For most airport arrivals, T2 to Unità / SMN plus a short San Lorenzo walk is the best public-transport route. From central Florence, walking is usually simpler than building a transport chain. With luggage, rain, or tired travelers, taxi is the cleanest backup.

FAQ

What is the nearest station to Mercato Centrale Florence?

The practical nearest train and tram anchor is Firenze Santa Maria Novella / Unità. From there, Mercato Centrale is a short walk toward San Lorenzo, Piazza del Mercato Centrale, and Via dell’Ariento.

How do I get to Mercato Centrale from Florence Airport?

Take the T2 tram from Peretola Aeroporto to Unità / SMN, then walk toward San Lorenzo and the covered market building. With luggage or rain, a taxi to the Mercato Centrale area is simpler.

Is Mercato Centrale the same as San Lorenzo Market?

They are closely connected, but the names can cause confusion. Mercato Centrale is the covered market building. San Lorenzo Market can refer more broadly to the surrounding market streets and outdoor stalls.

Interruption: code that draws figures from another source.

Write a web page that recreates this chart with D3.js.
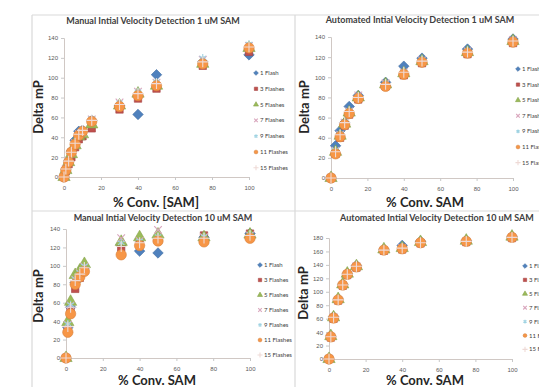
<!DOCTYPE html>
<html>
<head>
<meta charset="utf-8">
<script src="https://cdn.jsdelivr.net/npm/d3@7"></script>
<style>
  body { margin: 0; background: #fff; }
  svg { display: block; font-family: Lato, "Open Sans", sans-serif; }
</style>
</head>
<body>
<svg id="chart" width="539" height="387"></svg>
<script>
// series shared by all four panels
const seriesNames  = ['1 Flash', '3 Flashes', '5 Flashes', '7 Flashes', '9 Flashes', '11 Flashes', '15 Flashes'];
const seriesColors = ['#4f81bd', '#c0504d', '#9bbb59', '#d9a6bd', '#9fd3e2', '#f79646', '#eedad6'];

const xTicks     = [0, 20, 40, 60, 80, 100];
const yTicks140  = [0, 20, 40, 60, 80, 100, 120, 140];
const yTicks180  = [0, 20, 40, 60, 80, 100, 120, 140, 160, 180];

// Manual, 1 uM SAM
const manual1X = [0, 1, 2.5, 4, 6, 8, 10, 15, 30, 40, 50, 75, 100];
const manual1Y = [
  [0, 8, 16, 26, 37, 46, 47, 57, 72, 63, 103, 116, 123],
  [0, 6, 13, 20, 30, 38, 41, 49, 68, 79, 89, 112, 126],
  [0, 7, 15, 23, 32, 41, 43, 53, 72, 84, 92, 114, 130],
  [0, 8, 16, 25, 34, 43, 45, 58, 75, 86, 95, 118, 132],
  [0, 8, 17, 26, 35, 44, 46, 59, 75, 86, 96, 120, 134],
  [0, 7, 15, 25, 33, 42, 46, 56, 71, 82, 92, 114, 130],
  [0, 8, 16, 25, 34, 43, 47, 57, 73, 84, 94, 116, 131]
];

// Automated, 1 uM SAM
const auto1X = [0, 2.5, 5, 7.5, 10, 15, 30, 40, 50, 75, 100];
const auto1Y = [
  [0, 32, 47, 55, 71, 82, 95, 111, 119, 128, 138],
  [0, 24, 40, 52, 63, 78, 91, 102, 114, 123, 134],
  [0, 26, 42, 54, 65, 80, 93, 104, 116, 125, 136],
  [0, 27, 43, 55, 66, 82, 94, 105, 117, 126, 137],
  [0, 28, 44, 56, 67, 81, 94, 106, 118, 127, 137],
  [0, 24, 41, 53, 64, 79, 91, 103, 115, 124, 135],
  [0, 26, 43, 55, 66, 80, 93, 105, 116, 125, 136]
];

// Manual, 10 uM SAM
const manual10X = [0, 1, 2.5, 5, 7.5, 10, 30, 40, 50, 75, 100];
const manual10Y = [
  [0, 33, 55, 82, 90, 98, 123, 116, 114, 131, 135],
  [0, 31, 50, 75, 87, 95, 120, 123, 128, 133, 135],
  [0, 39, 61, 90, 95, 102, 126, 131, 134, 131, 134],
  [0, 36, 57, 85, 92, 99, 130, 127, 139, 131, 133],
  [0, 37, 58, 86, 93, 100, 125, 127, 132, 132, 134],
  [0, 28, 48, 80, 88, 94, 112, 122, 127, 126, 130],
  [0, 34, 55, 84, 91, 98, 121, 125, 130, 130, 133]
];

// Automated, 10 uM SAM
const auto10X = [0, 1, 2.5, 5, 7.5, 10, 15, 30, 40, 50, 75, 100];
const auto10Y = [
  [0, 34, 63, 89, 111, 127, 139, 163, 169, 175, 176, 182],
  [0, 32, 60, 87, 109, 125, 136, 161, 163, 172, 174, 180],
  [0, 34, 62, 89, 111, 127, 138, 163, 165, 174, 176, 182],
  [0, 33, 62, 88, 110, 126, 138, 162, 165, 173, 175, 181],
  [0, 33, 62, 88, 110, 126, 138, 162, 165, 173, 175, 181],
  [0, 33, 61, 88, 110, 126, 137, 162, 164, 173, 175, 181],
  [0, 33, 62, 88, 110, 126, 138, 162, 165, 173, 175, 181]
];

const sym = (s, fb) => s || fb;
// diamond = square turned 45deg (Excel style, not d3's narrow diamond)
const shapes = [
  d3.symbolSquare,
  d3.symbolSquare,
  d3.symbolTriangle,
  sym(d3.symbolX, d3.symbolCross),
  sym(d3.symbolAsterisk, d3.symbolStar),
  d3.symbolCircle,
  sym(d3.symbolPlus, d3.symbolCross)
];
const strokeShape = [false, false, false, true, true, false, true];

const panels = [
  {
    title: 'Manual Intial Velocity Detection 1 uM SAM', xTitle: '% Conv. [SAM]',
    xs: manual1X, ys: manual1Y, yTicks: yTicks140,
    px: [64, 249], py: [177, 38], titleAt: [153, 24], xTitleAt: [156, 207], yTitleAt: [43, 107],
    legend: [256, 73, 15.8]
  },
  {
    title: 'Automated Intial Velocity Detection 1 uM SAM', xTitle: '% Conv. SAM',
    xs: auto1X, ys: auto1Y, yTicks: yTicks140,
    px: [331, 513], py: [178, 37], titleAt: [420, 23], xTitleAt: [425, 207], yTitleAt: [309, 107],
    legend: [518, 69, 15.6]
  },
  {
    title: 'Manual Intial Velocity Detection 10 uM SAM', xTitle: '% Conv. SAM',
    xs: manual10X, ys: manual10Y, yTicks: yTicks140,
    px: [66, 250], py: [358, 229], titleAt: [163, 221], xTitleAt: [157, 385], yTitleAt: [43, 296],
    legend: [260, 265, 15]
  },
  {
    title: 'Automated Intial Velocity Detection 10 uM SAM', xTitle: '% Conv. SAM',
    xs: auto10X, ys: auto10Y, yTicks: yTicks180,
    px: [329, 512], py: [359, 238], titleAt: [437, 221], xTitleAt: [425, 385], yTitleAt: [308, 293],
    legend: [525, 266, 13.9]
  }
];

const svg = d3.select('#chart');

// panel frames
const frame = svg.append('g').attr('stroke', '#d9d9d9').attr('stroke-width', 1.2);
frame.append('line').attr('x1', 32).attr('x2', 32).attr('y1', 15).attr('y2', 387);
frame.append('line').attr('x1', 295).attr('x2', 295).attr('y1', 15).attr('y2', 387);
frame.append('line').attr('x1', 32).attr('x2', 539).attr('y1', 15).attr('y2', 15);
frame.append('line').attr('x1', 32).attr('x2', 539).attr('y1', 211).attr('y2', 211);

function drawMarker(g, i, size, cx, cy) {
  const path = d3.symbol().type(shapes[i]).size(size);
  const p = g.append('path').attr('d', path)
    .attr('transform', `translate(${cx},${cy})` + (i === 0 ? ' rotate(45)' : ''));
  if (strokeShape[i]) {
    p.attr('fill', 'none').attr('stroke', seriesColors[i]).attr('stroke-width', 1.1);
  } else {
    p.attr('fill', seriesColors[i])
     .attr('stroke', d3.color(seriesColors[i]).darker(0.4))
     .attr('stroke-width', 0.6);
  }
  return p;
}

panels.forEach(pn => {
  const g = svg.append('g');
  const ymax = d3.max(pn.yTicks);
  const x = d3.scaleLinear().domain([0, 100]).range(pn.px);
  const y = d3.scaleLinear().domain([0, ymax]).range(pn.py);

  // axes
  const yAxis = g.append('g')
    .attr('transform', `translate(${pn.px[0]},0)`)
    .call(d3.axisLeft(y).tickValues(pn.yTicks).tickSize(3).tickPadding(3));
  const xAxis = g.append('g')
    .attr('transform', `translate(0,${y(0)})`)
    .call(d3.axisBottom(x).tickValues(xTicks).tickSize(3).tickPadding(6));
  [yAxis, xAxis].forEach(a => {
    a.selectAll('.domain').attr('stroke', '#d0c8c4');
    a.selectAll('.tick line').attr('stroke', '#c8c8c8');
    a.selectAll('.tick text').attr('fill', '#595959').attr('font-size', 6);
  });

  // titles
  g.append('text')
    .attr('x', pn.titleAt[0]).attr('y', pn.titleAt[1])
    .attr('text-anchor', 'middle').attr('font-size', 9).attr('font-weight', 'bold')
    .attr('fill', '#404040').text(pn.title);
  g.append('text')
    .attr('x', pn.xTitleAt[0]).attr('y', pn.xTitleAt[1])
    .attr('text-anchor', 'middle').attr('font-size', 13).attr('font-weight', 'bold')
    .attr('fill', '#262626').text(pn.xTitle);
  g.append('text')
    .attr('transform', `translate(${pn.yTitleAt[0]},${pn.yTitleAt[1]}) rotate(-90)`)
    .attr('text-anchor', 'middle').attr('font-size', 13).attr('font-weight', 'bold')
    .attr('fill', '#262626').text('Delta mP');

  // points, series in order so later ones sit on top
  pn.ys.forEach((vals, i) => {
    const sg = g.append('g').attr('class', 'series');
    const size = strokeShape[i] ? 40 : (i === 5 ? 85 : (i === 2 ? 65 : 55));
    vals.forEach((v, k) => drawMarker(sg, i, size, x(pn.xs[k]), y(v)));
  });

  // legend
  const lg = g.append('g');
  seriesNames.forEach((name, i) => {
    const ly = pn.legend[1] + i * pn.legend[2];
    drawMarker(lg, i, strokeShape[i] ? 10 : 11, pn.legend[0], ly);
    lg.append('text')
      .attr('x', pn.legend[0] + 4).attr('y', ly + 2)
      .attr('font-size', 6).attr('fill', '#404040').text(name);
  });
});
</script>
</body>
</html>
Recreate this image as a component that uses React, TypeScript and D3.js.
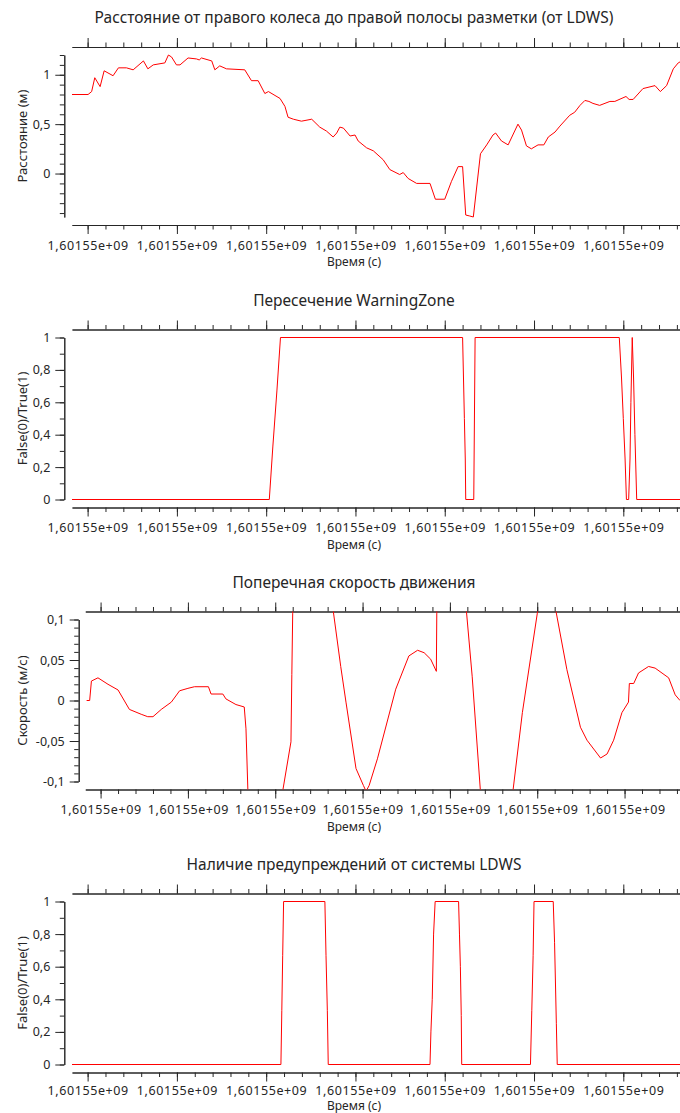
import * as d3 from "d3";
import { useRef, useEffect } from "react";

// базовое время (с), все подписи по оси X выглядят как 1,60155e+09
const BASE = 1601550040;
const T_MIN = -3.5;
const T_MAX = 132.7;
const X_MAJOR = [0, 20, 40, 60, 80, 100, 120];

// Расстояние от правого колеса до правой полосы разметки
const distT = [-3.5, 0.1, 0.9, 1.6, 2.8, 3.7, 5.7, 6.9, 8.7, 10.2, 12.5, 13.5, 14.7, 17.3, 18.1, 18.8, 19.9, 20.7, 22.5, 24.4, 25.0, 25.5, 27.8, 28.5, 29.6, 31.1, 35.2, 36.7, 38.2, 39.7, 40.5, 43.1, 44.2, 44.9, 46.1, 47.9, 50.2, 52.0, 53.5, 55.0, 55.8, 56.5, 57.3, 58.8, 59.9, 60.6, 62.5, 64.0, 66.2, 67.7, 69.9, 70.7, 71.8, 73.7, 76.7, 77.9, 80.0, 81.5, 83.0, 84.0, 84.7, 85.6, 86.4, 88.0, 89.4, 90.8, 91.4, 92.7, 94.2, 96.4, 97.2, 98.3, 99.4, 100.9, 102.2, 103.2, 104.7, 105.8, 108.0, 109.1, 110.3, 111.4, 112.3, 113.2, 114.7, 117.0, 118.1, 120.6, 121.3, 122.2, 124.4, 127.1, 128.3, 129.7, 131.2, 132.3, 132.7];
const distV = [0.80, 0.80, 0.83, 0.97, 0.88, 1.04, 0.99, 1.07, 1.07, 1.05, 1.14, 1.06, 1.10, 1.12, 1.20, 1.18, 1.10, 1.10, 1.17, 1.16, 1.15, 1.17, 1.14, 1.05, 1.09, 1.06, 1.05, 0.94, 0.94, 0.81, 0.83, 0.76, 0.68, 0.57, 0.55, 0.53, 0.55, 0.47, 0.43, 0.37, 0.41, 0.47, 0.46, 0.38, 0.39, 0.33, 0.26, 0.23, 0.14, 0.04, -0.01, 0.01, -0.05, -0.10, -0.10, -0.26, -0.26, -0.08, 0.07, 0.07, -0.42, -0.43, -0.44, 0.20, 0.29, 0.39, 0.41, 0.33, 0.29, 0.50, 0.44, 0.28, 0.25, 0.29, 0.29, 0.37, 0.42, 0.48, 0.59, 0.62, 0.69, 0.74, 0.73, 0.71, 0.69, 0.73, 0.73, 0.78, 0.75, 0.75, 0.86, 0.89, 0.83, 0.89, 1.06, 1.12, 1.13];

// Пересечение WarningZone
const zoneT = [-3.5, 40.7, 41.5, 42.4, 43.2, 84.0, 84.2, 84.4, 84.6, 84.7, 86.5, 86.8, 119.1, 119.6, 120.0, 120.4, 120.7, 121.2, 121.5, 121.7, 122.0, 122.3, 122.6, 123.0, 132.7];
const zoneV = [0, 0, 0.33, 0.67, 1, 1, 0.75, 0.5, 0.25, 0, 0, 1, 1, 0.75, 0.5, 0.25, 0, 0, 0.25, 0.6, 1, 0.75, 0.4, 0, 0];

// Поперечная скорость движения
const speedT = [-3.2, -2.5, -2.1, -0.6, 1.7, 4.0, 6.6, 9.3, 10.8, 12.0, 13.9, 16.2, 18.1, 20.0, 21.5, 24.7, 25.3, 28.0, 28.7, 31.0, 32.9, 33.3, 33.9, 41.3, 43.6, 43.8, 44.0, 44.2, 52.3, 55.0, 56.2, 58.5, 60.2, 60.8, 61.5, 63.4, 67.6, 70.6, 72.6, 74.1, 75.6, 76.9, 77.0, 77.1, 83.3, 85.1, 87.1, 94.3, 96.6, 100.0, 100.3, 103.4, 106.8, 109.9, 111.4, 114.5, 116.0, 117.5, 119.4, 120.9, 121.1, 122.1, 123.2, 125.5, 127.0, 130.1, 131.6, 132.7];
const speedV = [0, 0, 0.024, 0.028, 0.020, 0.013, -0.011, -0.017, -0.020, -0.020, -0.011, -0.002, 0.012, 0.015, 0.017, 0.017, 0.008, 0.008, 0.002, -0.005, -0.008, -0.035, -0.14, -0.125, -0.051, 0.032, 0.107, 0.15, 0.15, 0.042, -0.002, -0.084, -0.105, -0.112, -0.105, -0.072, 0.014, 0.055, 0.062, 0.059, 0.051, 0.036, 0.107, 0.2, 0.14, 0.030, -0.12, -0.118, -0.015, 0.107, 0.118, 0.136, 0.038, -0.033, -0.049, -0.071, -0.066, -0.049, -0.015, -0.002, 0.021, 0.021, 0.034, 0.042, 0.040, 0.028, 0.007, 0.0];

// Наличие предупреждений от системы LDWS
const warnT = [-3.5, 43.3, 43.5, 43.7, 43.9, 53.15, 53.4, 53.7, 53.9, 76.7, 76.9, 77.2, 77.5, 77.85, 83.1, 83.3, 83.5, 83.7, 83.8, 99.2, 99.5, 99.8, 100.0, 104.3, 104.6, 104.8, 105.0, 105.2, 132.7];
const warnV = [0, 0, 0.33, 0.67, 1, 1, 0.67, 0.33, 0, 0, 0.2, 0.4, 0.8, 1, 1, 0.8, 0.6, 0.3, 0, 0, 0.33, 0.67, 1, 1, 0.75, 0.5, 0.25, 0, 0];

const yTicksDist = [0, 0.5, 1];
const yTicksBool = [0, 0.2, 0.4, 0.6, 0.8, 1];
const yTicksSpeed = [-0.1, -0.05, 0, 0.05, 0.1];

const panels = [
  { title: "Расстояние от правого колеса до правой полосы разметки (от LDWS)", yLabel: "Расстояние (м)", t: distT, v: distV, yDomain: [-0.44, 1.2], ticks: yTicksDist, minor: d3.range(-4, 13).map(i => i / 10), top: 47, bottom: 225, left: 72, axisX: 64.3, pad: 7, xLabelY: 262 },
  { title: "Пересечение WarningZone", yLabel: "False(0)/True(1)", t: zoneT, v: zoneV, yDomain: [0, 1], ticks: yTicksBool, minor: d3.range(0, 11).map(i => i / 10), top: 329.5, bottom: 507.5, left: 72, axisX: 64.3, pad: 7, xLabelY: 544.5 },
  { title: "Поперечная скорость движения", yLabel: "Скорость (м/с)", t: speedT, v: speedV, yDomain: [-0.1, 0.1], ticks: yTicksSpeed, minor: d3.range(-10, 11).map(i => i / 100), top: 611.5, bottom: 789.5, left: 85.3, axisX: 78.7, pad: 7, xLabelY: 826.5 },
  { title: "Наличие предупреждений от системы LDWS", yLabel: "False(0)/True(1)", t: warnT, v: warnV, yDomain: [0, 1], ticks: yTicksBool, minor: d3.range(0, 11).map(i => i / 10), top: 893.5, bottom: 1072.5, left: 72, axisX: 64.3, pad: 4.5, xLabelY: 1105.5 },
];

const FONT = "'Noto Sans', sans-serif";
const INK = "#262626";
const W = 680;
const H = 1113;

const fmtX = (d) => d3.format(".5e")(d).replace(".", ",").replace(/e\+(\d)$/, "e+0$1");
const fmtY = (d) => String(+(+d).toFixed(3)).replace(".", ",");

const App = () => {
  const ref = useRef(null);

  useEffect(() => {
    document.body.style.margin = "0";
    const svg = d3.select(ref.current);
    svg.selectAll("*").remove();

    panels.forEach((p, i) => {
      const x = d3.scaleLinear().domain([BASE + T_MIN, BASE + T_MAX]).range([p.left, W]);
      const y = d3.scaleLinear().domain(p.yDomain).range([p.bottom - 8, p.top + 8]);
      const major = X_MAJOR.map(d => BASE + d);
      const minorX = d3.range(0, 133, 4).map(d => BASE + d);

      const g = svg.append("g");

      // заголовок
      g.append("text")
        .attr("x", 354).attr("y", p.top - 29)
        .attr("dy", "0.35em")
        .attr("text-anchor", "middle")
        .attr("font-family", FONT).attr("font-size", 15.5)
        .attr("fill", INK)
        .text(p.title);

      // верхняя ось
      g.append("g").attr("transform", `translate(0,${p.top})`)
        .call(d3.axisTop(x).tickValues(minorX).tickSize(4.5).tickSizeOuter(0).tickFormat(() => ""));
      g.append("g").attr("transform", `translate(0,${p.top})`)
        .call(d3.axisTop(x).tickValues(major).tickSize(9).tickSizeOuter(0).tickFormat(() => ""));

      // нижняя ось
      g.append("g").attr("transform", `translate(0,${p.bottom})`)
        .call(d3.axisBottom(x).tickValues(minorX).tickSize(4.5).tickSizeOuter(0).tickFormat(() => ""));
      const xAx = g.append("g").attr("transform", `translate(0,${p.bottom})`)
        .call(d3.axisBottom(x).tickValues(major).tickSize(9).tickPadding(p.pad).tickSizeOuter(0).tickFormat(fmtX));
      xAx.selectAll(".tick text").attr("letter-spacing", 0.6);

      // левая ось
      g.append("g").attr("transform", `translate(${p.axisX},0)`)
        .call(d3.axisLeft(y).tickValues(p.minor).tickSize(4.5).tickSizeOuter(0).tickFormat(() => ""));
      g.append("g").attr("transform", `translate(${p.axisX},0)`)
        .call(d3.axisLeft(y).tickValues(p.ticks).tickSize(9).tickPadding(5).tickSizeOuter(0).tickFormat(fmtY));

      g.selectAll(".domain, .tick line").attr("stroke", INK);
      g.selectAll(".tick text").attr("fill", INK).attr("font-family", FONT).attr("font-size", 12.5);

      // подписи осей
      g.append("text")
        .attr("x", 354).attr("y", p.xLabelY)
        .attr("dy", "0.35em")
        .attr("text-anchor", "middle")
        .attr("font-family", FONT).attr("font-size", 12)
        .attr("fill", INK)
        .text("Время (с)");

      const yc = (y.range()[0] + y.range()[1]) / 2;
      g.append("text")
        .attr("transform", `translate(22,${yc}) rotate(-90)`)
        .attr("dy", "0.35em")
        .attr("text-anchor", "middle")
        .attr("font-family", FONT).attr("font-size", 13)
        .attr("fill", INK)
        .text(p.yLabel);

      // линия
      svg.append("clipPath").attr("id", `clip${i}`)
        .append("rect")
        .attr("x", p.left).attr("y", p.top)
        .attr("width", W - p.left).attr("height", p.bottom - p.top);

      const line = d3.line()
        .x((d, j) => x(BASE + p.t[j]))
        .y(d => y(d));

      g.append("path")
        .datum(p.v)
        .attr("clip-path", `url(#clip${i})`)
        .attr("fill", "none")
        .attr("stroke", "#ff0000")
        .attr("stroke-width", 1)
        .attr("d", line);
    });
  }, []);

  return <svg ref={ref} width={W} height={H} style={{ display: "block", background: "#fff" }}></svg>;
};

export default App;
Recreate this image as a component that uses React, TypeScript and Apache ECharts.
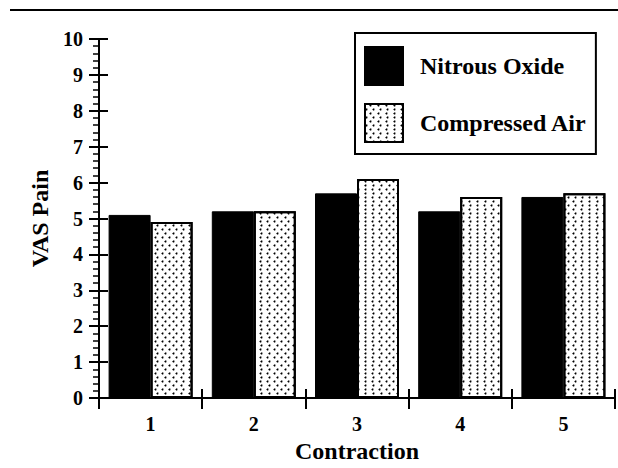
import React, { useEffect, useRef } from "react";
import * as echarts from "echarts";

const categories = ["1", "2", "3", "4", "5"];
const nitrousOxide = [5.1, 5.2, 5.7, 5.2, 5.6];
const compressedAir = [4.9, 5.2, 6.1, 5.6, 5.7];
const seriesNames = ["Nitrous Oxide", "Compressed Air"];

const FONT = "'Liberation Serif', 'Times New Roman', serif";

export default function App() {
  const ref = useRef<HTMLDivElement>(null);
  useEffect(() => {
    if (!ref.current) return;
    document.body.style.margin = "0";
    const chart = echarts.init(ref.current, null, { renderer: "svg" });
    const dotDecal = {
      symbol: "circle",
      symbolSize: 0.65,
      color: "#000",
      dashArrayX: [
        [3, 4],
        [0, 3.5, 3, 0.5],
      ],
      dashArrayY: [3, 1],
      rotation: 0,
    };
    chart.setOption({
      animation: false,
      backgroundColor: "#fff",
      textStyle: { fontFamily: FONT, color: "#000", fontWeight: "bold" },
      graphic: [
        {
          type: "line",
          shape: { x1: 10, y1: 10, x2: 618, y2: 10 },
          style: { stroke: "#000", lineWidth: 2 },
          silent: true,
        },
      ],
      grid: { left: 99, right: 3, top: 39, bottom: 66, containLabel: false },
      legend: {
        orient: "vertical",
        left: 355,
        top: 33,
        itemWidth: 38,
        itemHeight: 38,
        itemGap: 17,
        padding: [13, 9, 11, 9],
        borderColor: "#000",
        borderWidth: 2,
        icon: "rect",
        data: seriesNames,
        textStyle: {
          fontFamily: FONT,
          fontWeight: "bold",
          fontSize: 24,
          color: "#000",
          padding: [0, 0, 0, 12],
        },
      },
      xAxis: [
        {
          type: "category",
          data: categories,
          axisLine: { show: true, lineStyle: { color: "#000", width: 2 } },
          axisTick: { show: true, length: 11, lineStyle: { color: "#000", width: 2 } },
          axisLabel: {
            margin: 16,
            fontFamily: FONT,
            fontWeight: "bold",
            fontSize: 20,
            color: "#000",
          },
          name: "Contraction",
          nameLocation: "middle",
          nameGap: 41,
          nameTextStyle: { fontFamily: FONT, fontWeight: "bold", fontSize: 24, color: "#000" },
        },
        {
          type: "category",
          data: categories,
          position: "bottom",
          axisLine: { show: false },
          axisTick: { show: true, inside: true, length: 9, lineStyle: { color: "#000", width: 2 } },
          axisLabel: { show: false },
        },
      ],
      yAxis: [
        {
          type: "value",
          min: 0,
          max: 10,
          interval: 1,
          axisLine: { show: true, lineStyle: { color: "#000", width: 2 } },
          axisTick: { show: true, length: 10, lineStyle: { color: "#000", width: 2 } },
          minorTick: { show: true, splitNumber: 5, length: 6, lineStyle: { color: "#000", width: 1.5 } },
          splitLine: { show: false },
          axisLabel: {
            margin: 16,
            fontFamily: FONT,
            fontWeight: "bold",
            fontSize: 20,
            color: "#000",
          },
          name: "VAS Pain",
          nameLocation: "middle",
          nameGap: 45,
          nameTextStyle: { fontFamily: FONT, fontWeight: "bold", fontSize: 24, color: "#000" },
        },
        {
          type: "value",
          min: 0,
          max: 10,
          interval: 1,
          position: "left",
          axisLine: { show: false },
          axisTick: { show: true, inside: true, length: 9, lineStyle: { color: "#000", width: 2 } },
          splitLine: { show: false },
          axisLabel: { show: false },
        },
      ],
      series: [
        {
          name: seriesNames[0],
          type: "bar",
          data: nitrousOxide,
          barWidth: 42,
          barGap: "0%",
          itemStyle: { color: "#000", borderColor: "#000", borderWidth: 1 },
        },
        {
          name: seriesNames[1],
          type: "bar",
          data: compressedAir,
          barWidth: 42,
          barGap: "0%",
          itemStyle: {
            color: "#fff",
            borderColor: "#000",
            borderWidth: 2,
            decal: dotDecal,
          },
        },
      ],
    });
    return () => chart.dispose();
  }, []);
  return <div ref={ref} style={{ width: 618, height: 468 }} />;
}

Can I walk to Mercato Centrale from the Duomo?

Yes. From the Duomo, walk north toward San Lorenzo and Piazza del Mercato Centrale. The walk is short, but keep the covered market building as your final target.

Is taxi worth it for Mercato Centrale?

Taxi is worth it with luggage, rain, late arrival, children, or if you are coming from outside the historic center. From SMN or the Duomo, walking is usually easier.


Quick checklist

Take T2 from Peretola Aeroporto to Unità / SMN.

Use SMN / Unità as the arrival anchor.

Walk toward San Lorenzo, not the Arno.

Keep Via dell’Ariento or Piazza del Mercato Centrale as the final cue.

Look for the covered Mercato Centrale building, not just outdoor stalls.